Bug #10525 Under heavy load connection through Unix socket are failing
Submitted: 10 May 2005 20:55 Modified: 11 Jul 2006 12:08
Reporter: NOT_FOUND NULL ! Email Updates:
Status: Not a Bug Impact on me:
None 
Category:MySQL Server Severity:S2 (Serious)
Version:4.0.24 OS:Linux (fedora core 3)
Assigned to: Geert Vanderkelen CPU Architecture:Any

[10 May 2005 20:55] NOT_FOUND NULL !
Description:
Hello,
The issue is only appearing under heavy load (50-100 coucurent connections), in this specific case the issue occurs using PHP 4.3.10 and the following error message appears the apache error log (Apache/2.0.52 (Fedora) ) for each failed connections :
 PHP Warning: mysql_connect(): Can't connect to local MySQL server through socket '/var/lib/mysql/mysql.sock' (11)
There is no error in the mysql log file.

After some investigation I noticed that this issue is already present on mysql 3.23.x versions... always for fedora core 3 (might be some other OS).

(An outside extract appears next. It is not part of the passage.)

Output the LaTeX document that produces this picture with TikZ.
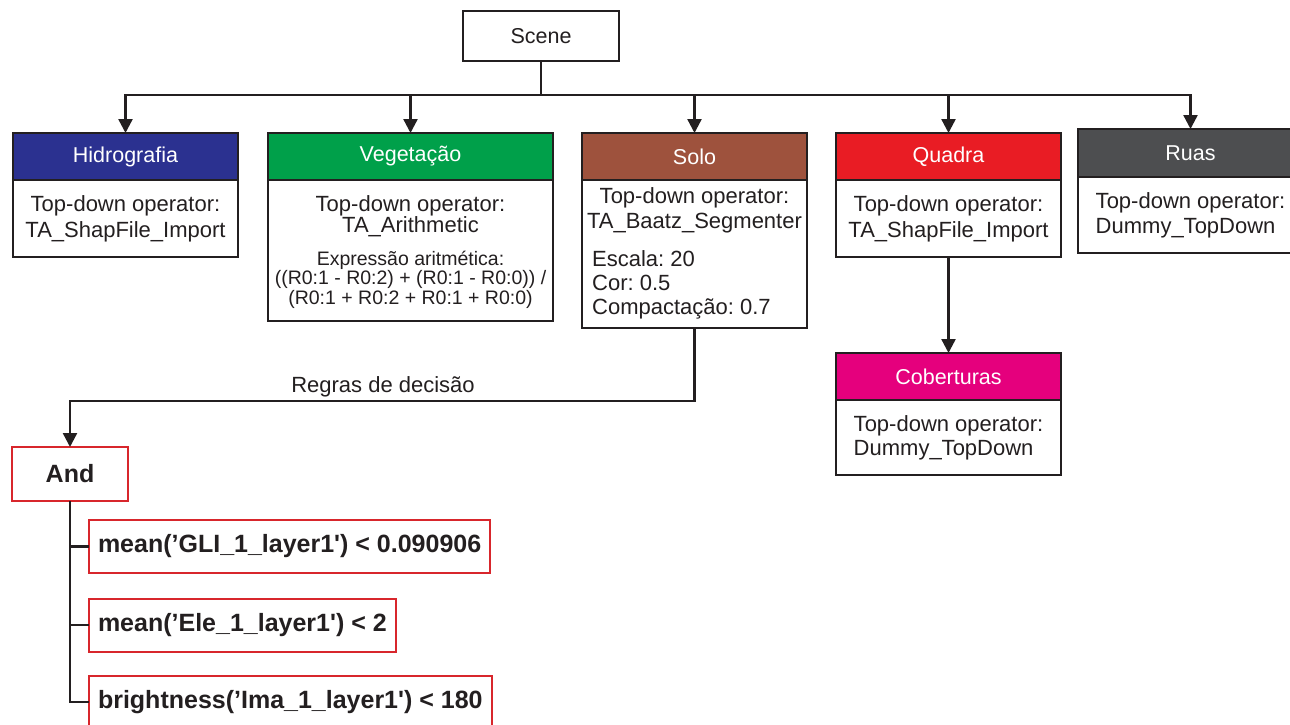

The connection are not all failing but the more concurent hit there is the more connections failure occurs. This can happen with lots of free memory (> 250 Mo). The server in used also runs apache and php, the cpu usage is at the maximum when the issue occurs us 70-80 % sys 30-20 %

A work arround is to use the tcp socket (using 127.0.0.1 instead of localhsot when connecting to mysql through php) doing that 250 coucurent can connect during a stress testing of 2 hours without any connection issue.

The open-files-limit is set to 36436  in my.cnf and also in the system.

How to repeat:
Running a stress testing for exemple with apache benchmark (Version 2.0.41-dev) : ab -c100 -n 3000 "http://localhost/testpage.php" will generate some connection failure : Can't connect to local MySQL server through socket '/var/lib/mysql/mysql.sock' (11)
The connection need to be done through Unix socket using tcp socket works fine.

The amount of concurent users to reproduce the issue may change depending of the server capabilities. (50 to 100 are enough for PIV 2.66 with 512 Mo using Fedora core 3) 

Suggested fix:
Work arround is to use the tcp socket by entering the ip adress or the hostname of the server instead of localhost.
[4 Aug 2005 14:40] NOT_FOUND NULL !
Hello,
good to see that this bug is under investigation. If you need some more information or some more test results please let me know.
The new version of the distribution Fedora is available now so I will ask some people who use it to run similar test to check if this issue is still there on the new version.
[30 Nov 2005 15:32] frank homann
i'm experiencing the same problem with mysql 4.1.15 when reaching ~1k q/s on a smp server...
switching to tcp socket is not a practicable solution because it's slower and causes the apache processes to spawn till saturation.
[11 Jul 2006 12:08] Geert Vanderkelen
Hi Julien,

(this bug report has been open to long, sorry about this very late answer..)

Thank you for taking the time to write to us, but this is not a bug. Please double-check the documentation available at http://dev.mysql.com/doc/ and the instructions on
how to report a bug at http://bugs.mysql.com/how-to-report.php

More details:

Try using the back_log system variable and see if you can repeat the same thing.
I couldn't repeat the effects you see setting that higher.